N.O.- Quels sont les écrivains réels qui comptent pour vous? Beckett et Kafka, avez-vous déclaré, mais encore?

A. Volodine.- Ce n’est pas moi qui les ai cités. Des écrivains qui comptent pour moi, il y en a beaucoup, et ce serait injuste d’en choisir trois ou quatre seulement. Je ne réponds pas à cette question parce que ça ressemble trop à du name dropping. Donc à une sorte de prétention que je ne veux pas avoir. Et puis, il n’y a pas que les écrivains qui comptent : il y a les musiciens, il y a le cinéma. Il faudrait citer beaucoup d’influences et d’objets de respect.

Cependant, dans ce livre, et c’est assez rare parce que la plupart du temps, les références que je donne sont inventées, il y a une liste dite par une femme qui vient de mourir et qui tient une conférence, dans le noir, sans doute nue. C’est Maria 313, elle parle de cinéma, et cite des séquences de films, très précisément, qui existent. Les cinéastes qui sont cités me sont en effet extrêmement chers [on trouve notamment dans cette liste David Lynch, Ingmar Bergman, Friedrich Murnau, Wong Kar-waï, Akira Kurosawa, Werner Herzog, Sergio Leone, Andrei Tarkowski]. Mais en l’établissant, dans cet espace limité, je me disais que cette liste était bien trop petite…

N.O.- Et lisez-vous certains de vos contemporains?

A. Volodine.- Oui, je suis un lecteur normal.
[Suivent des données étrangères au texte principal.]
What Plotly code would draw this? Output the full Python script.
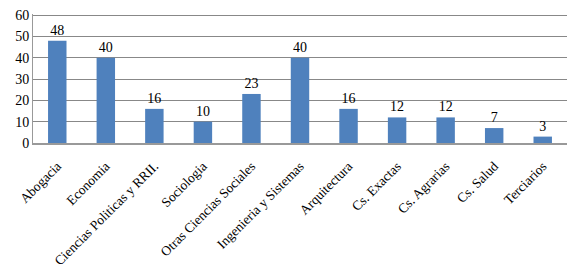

Je lis des livres. Mais je suis aussi quelqu’un qui vois des films. Et il me semble un peu réducteur, pour un écrivain, de ne mettre en avant que des filiations touchant à la littérature. Surtout aujourd’hui. C’est impossible de s’être détourné de l’image et du cinéma. Dans le travail d’écriture, c’est toujours de l’image qui me passe en tête. Il s’agit de construire et d’animer l’image pour que les personnages s’y trouvent à leur place et pour y faire entrer les lecteurs. C’est tout un travail assez éloigné des réflexions sur les techniques littéraires. On est beaucoup plus dans des réflexions sur des techniques cinématographiques… Même si ça n’est pas tout à fait ça non plus, car il faut aussi faire intervenir des sensations de l’ordre du toucher, ou des odeurs : beaucoup de scènes se passent dans l’obscurité, sinon dans le noir absolu.